Посвящение латинского епископа в Иерусалиме
(Из письма поклонника п. Г. П-ни)
На 6-й неделе после Пасхи, по григорианскому календарю, усердные чтите-ли и воители «Святого Стула» постарались распространить по Иерусалиму радостную весть, что в наступающее воскресение (Exaudi[143], 13 мая по новому стилю), т. е. в нашу неделю о Слепом, будет совершена перед Гробом Господним Messa Pontificale[144], причем произойдет и посвящение в епископа. Весть эта благовременно достигла и нашего приюта[145]. В малом числе поклонников, оставшихся в Иерусалиме до Троицына дня, нашлись охотники видеть редкое и любопытное зрелище. Я был одним из них.

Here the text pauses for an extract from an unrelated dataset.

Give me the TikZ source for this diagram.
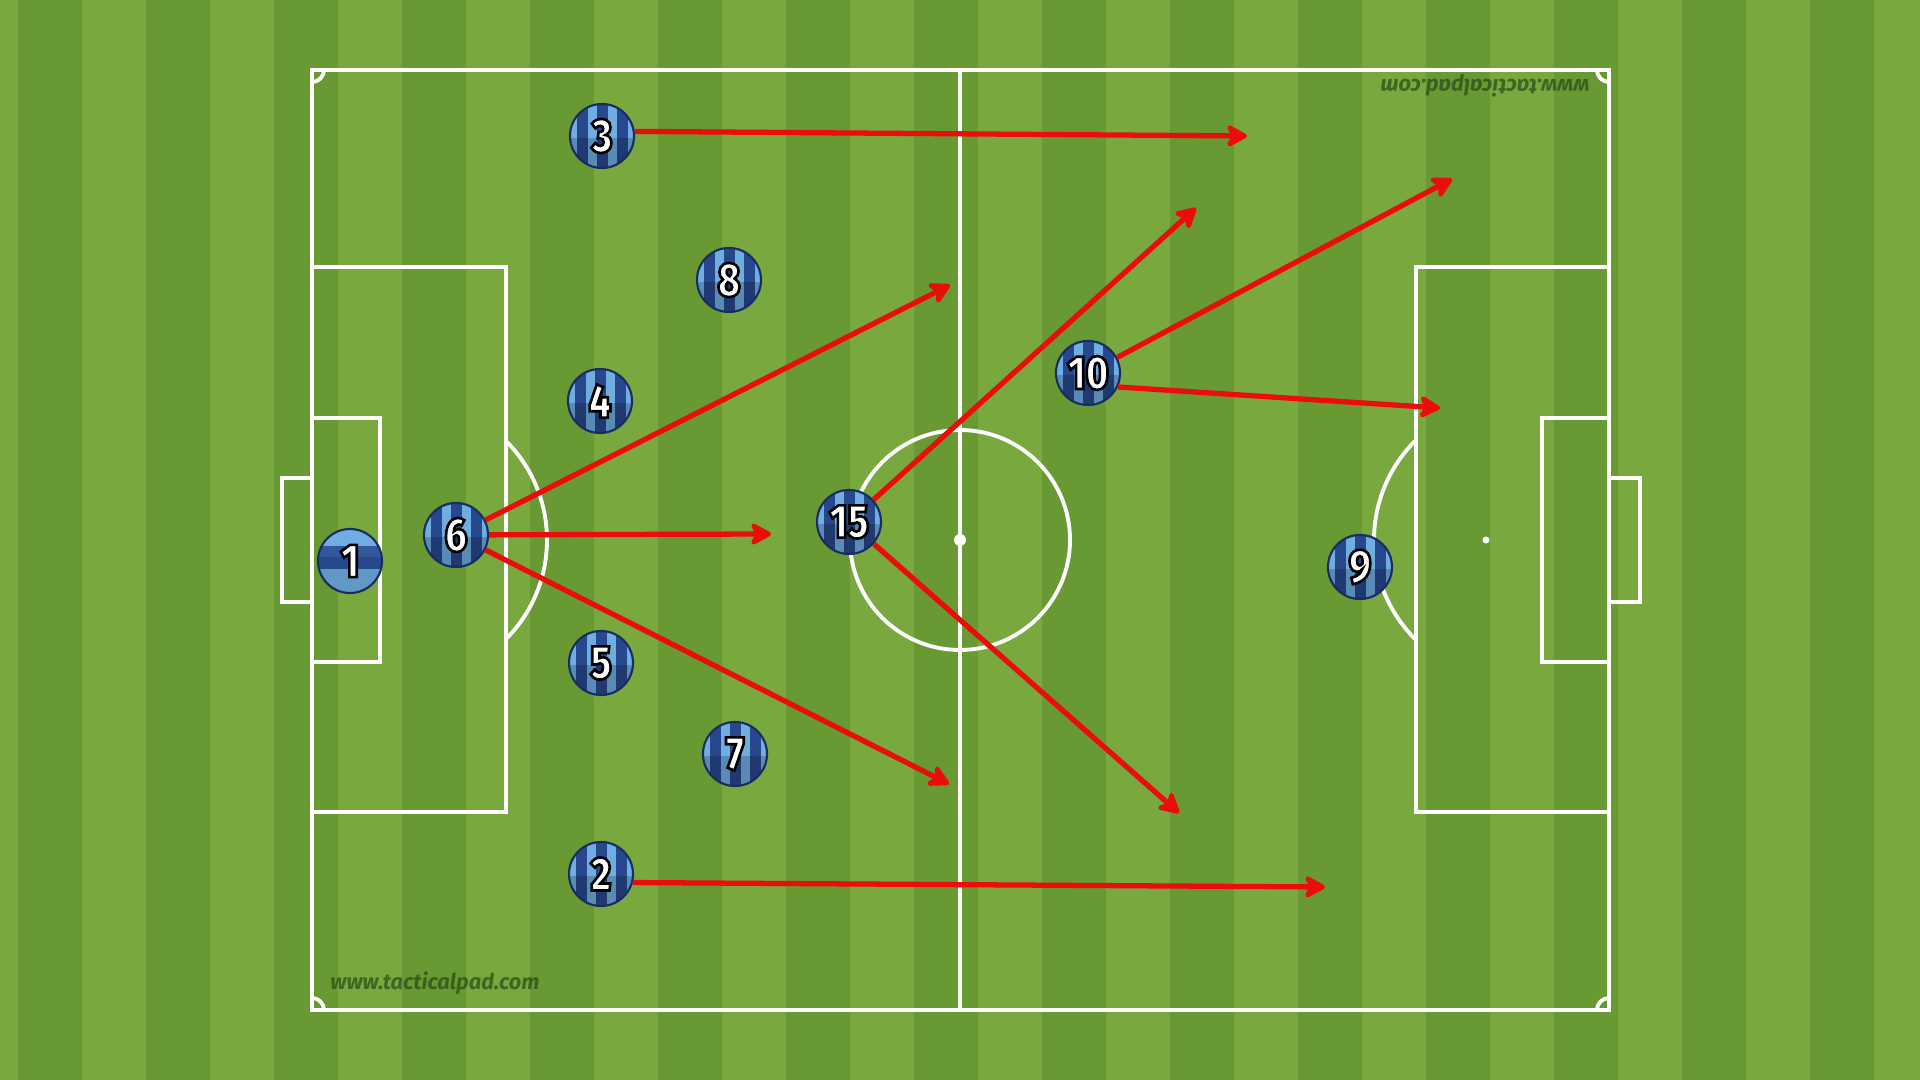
\documentclass[tikz,border=0pt]{standalone}
\usepackage{fontspec}
\IfFontExistsTF{Fira Sans Heavy}{\newfontfamily\numfont{Fira Sans Heavy}[FakeStretch=0.8]}{%
 \IfFontExistsTF{Fira Sans Black}{\newfontfamily\numfont{Fira Sans Black}[FakeStretch=0.8]}{%
  \IfFontExistsTF{Fira Sans ExtraBold}{\newfontfamily\numfont{Fira Sans ExtraBold}[FakeStretch=0.8]}{%
   \newfontfamily\numfont{Fira Sans}[FakeStretch=0.8,UprightFont={* Bold}]}}}
\newfontfamily\wmfont{Fira Sans}
\usetikzlibrary{arrows.meta}
\definecolor{grassL}{RGB}{120,168,62}
\definecolor{grassD}{RGB}{105,153,51}
\definecolor{tokL}{RGB}{112,174,226}
\definecolor{tokD}{RGB}{40,72,142}
\definecolor{tokB}{RGB}{24,44,96}
\definecolor{arrred}{RGB}{236,12,12}
\definecolor{wmgreen}{RGB}{38,74,22}
\newcommand{\outl}[1]{\special{pdf:literal direct 0 0 0 RG 2 Tr 0.75 w}#1\special{pdf:literal direct 0 Tr}}
\tikzset{
  pline/.style={draw=white,line width=1.1pt},
  tok/.style={circle,minimum size=0.64cm,inner sep=0pt,draw=tokB,line width=0.6pt,
    text=white,font=\numfont\fontsize{13.5}{13.5}\selectfont,
    path picture={
      \coordinate (c) at (path picture bounding box.center);
      \fill[tokL] ([shift={(-40,-40)}]c) rectangle ([shift={(40,40)}]c);
      \foreach \dx in {-20,0,20}{\fill[tokD] ([shift={(\dx-5.5,-40)}]c) rectangle ([shift={(\dx+5.5,40)}]c);}
      \fill[black,opacity=0.2] ([shift={(-40,2)}]c) rectangle ([shift={(40,40)}]c);
    }},
  gk/.style={tok,
    path picture={
      \coordinate (c) at (path picture bounding box.center);
      \fill[tokL] ([shift={(-40,-40)}]c) rectangle ([shift={(40,40)}]c);
      \fill[tokD!85!tokL] ([shift={(-40,-15)}]c) rectangle ([shift={(40,-4)}]c);
      \fill[tokD] ([shift={(-40,-4)}]c) rectangle ([shift={(40,8)}]c);
      \fill[black,opacity=0.12] ([shift={(-40,8)}]c) rectangle ([shift={(40,40)}]c);
    }},
  arr/.style={draw=arrred,line width=1.5pt,-{Stealth[length=0.25cm,width=0.27cm,inset=0.07cm,round]}},
  wm/.style={text=wmgreen,opacity=0.7,font=\wmfont\bfseries\itshape\fontsize{6.2}{7}\selectfont,inner sep=0pt}
}
\begin{document}
\begin{tikzpicture}[x=0.01cm,y=-0.01cm]
\useasboundingbox (0,0) rectangle (1920,1080);
% grass
\fill[grassL] (0,0) rectangle (1920,1080);
\foreach \i in {0,...,14}{\fill[grassD] ({18+128*\i},0) rectangle ({82+128*\i},1080);}
% pitch
\draw[pline] (312,70) rectangle (1609,1010);
\draw[pline] (960,70) -- (960,1010);
\draw[pline] (960,540) circle[radius=110];
\fill[white] (960,540) circle[radius=6];
\draw[pline] (312,267) rectangle (506,812);
\draw[pline] (312,418) rectangle (380,662);
\draw[pline] (312,478) -- (282,478) -- (282,602) -- (312,602);
\draw[pline] (1609,267) rectangle (1416,812);
\draw[pline] (1609,418) rectangle (1542,662);
\draw[pline] (1609,478) -- (1640,478) -- (1640,602) -- (1609,602);
\draw[pline] (407,540) ++(-45:140) arc[start angle=-45,end angle=45,radius=140];
\draw[pline] (1514,540) ++(134.4:140) arc[start angle=134.4,end angle=225.6,radius=140];
\fill[white] (436,540) circle[radius=3.5];
\fill[white] (1486,540) circle[radius=3.5];
\draw[pline] (324,70) arc[start angle=0,end angle=90,radius=12];
\draw[pline] (1609,82) arc[start angle=90,end angle=180,radius=12];
\draw[pline] (312,998) arc[start angle=270,end angle=360,radius=12];
\draw[pline] (1597,1010) arc[start angle=180,end angle=270,radius=12];
% watermarks
\node[wm] (wm1) at (435,983) {www.tacticalpad.com};
\node[wm,rotate=180] (wm2) at (1485,86) {www.tacticalpad.com};
% players
\node[gk]  (p1)  at (350,561) {\outl{1}};
\node[tok] (p6)  at (456,535) {\outl{6}};
\node[tok] (p3)  at (602,136) {\outl{3}};
\node[tok] (p8)  at (729,280) {\outl{8}};
\node[tok] (p4)  at (600,401) {\outl{4}};
\node[tok] (p5)  at (601,663) {\outl{5}};
\node[tok] (p7)  at (735,754) {\outl{7}};
\node[tok] (p2)  at (601,874) {\outl{2}};
\node[tok] (p15) at (849,522) {\outl{15}};
\node[tok] (p10) at (1088,373) {\outl{10}};
\node[tok] (p9)  at (1360,567) {\outl{9}};
% arrow targets
\coordinate (e3) at (1247,136);
\coordinate (e6a) at (950,285);
\coordinate (e6b) at (771,534);
\coordinate (e6c) at (949,784);
\coordinate (e15a) at (1196,208);
\coordinate (e15b) at (1179,813);
\coordinate (e10a) at (1452,179);
\coordinate (e10b) at (1440,408);
\coordinate (e2) at (1325,887);
% arrows
\draw[arr] (p3.8) -- (e3);
\draw[arr] (p6) -- (e6a);
\draw[arr] (p6) -- (e6b);
\draw[arr] (p6) -- (e6c);
\draw[arr] (p15) -- (e15a);
\draw[arr] (p15) -- (e15b);
\draw[arr] (p10) -- (e10a);
\draw[arr] (p10.-25) -- (e10b);
\draw[arr] (p2.-15) -- (e2);
\end{tikzpicture}
\end{document}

Итак, 1-го числа мая месяца, около 8-ми часов утра, по окончании своей литургии в церкви Дух<овной> Миссии[146], мы отправились в храм Воскресения Христова. Согласно с официальным объявлением Латинской Патриархии, мы нашли, что все место coram Sancto Sepulchro[147] было занято латинским духовенством. Служба уже началась, по кр<айней> мере громко разносились по всей Ротонде Гроба Господня звуки органа. Достав себе видное я мог бы сказать завидное, место, я увидел, что к самой почти часовне Гроба, заграждая даже вход в нее, приставлен был большой престол, богато украшенный, с Распятием, подсвечниками и нужными для богослужения книгами. Другой, меньший, престол стоял впереди его сбоку, на северной стороне у стены, образующей входную арку в греческий собор[148]. На нем, кроме Распятия, подсвечников и книг, лежала еще священническая (она же и архиерейская) риза, над которою высилась золотая с каменьями митра латинского покроя. Поблизости обоих престолов находились принадлежащие им пономарские столики (credentia) со всем, что требовалось для предстоящего богослужения. Креденция большого престола окружена была толпою молодых аколуфов[149] или прислужников Патриарха, все питомцев устроенной им вблизи Иерусалима семинарии[150]. За малою креденцией сидели двое из францискан, сакристалы[151] латинской капеллы храма. Прямо против малого престола, на противоположной стороне, поставлена была кафедра патриаршая под балдахином, возвышенная над помостом церковным на две ступени. На линии от малого престола к кафедре стояли три круглых табурета, другие 4 табурета стояли по бокам их к большому престолу, по два на каждой стороне; заднее пространство от табуретов до перегородки греческого собора занято было по сторонам скамейками, а в средине духовым музыкальным инструментом.
Мы нашли Патриарха сидящим на своей кафедре. Два крайние из средних табуретов были заняты двумя архиереями, нарочно откуда-то вызванными для церемонии. Один из них, иерархически старейший, был армяно-католик[152], еще молодой человек, а другой, младший по чину или месту, был глубокий старец, совершенно седой. Оба архиерея были в полном облачении и имели на головах серебряные глазетовые митры. Армяно-католик, кроме того, сверх казулы[153] (ризы) имел на себе и омофор, что, конечно, сделано было не без расчета. На среднем табурете сидел избранный в епископа, в полном священническом облачении и с биргтом[154] (род четырехугольной камилавки) на голове. Это был человек лет 3035, худощавый, с угловатыми чертами лица и малою бородою. (Вообще все латинское духовенство Иерусалима считает правилом отпускать бороду, а сам Патриарх даже славится ею на весь католический мир.) На боковых табуретах сидели диаконы в богатых далматиках[155]. Возле Патриарха сидел его капеллан[156]. При армянине тоже был его собственный капеллан, но ему не предложено было стула. На скамьях сидели 7 одетых в ризы священников кажется, все из братства св. Франциска, и прочие духовные лица. Инструмент окружали 7 мальчиков, под председательством монаха-музыканта. Такова была обстановка возвещенного с таким торжеством «понтификального» служения.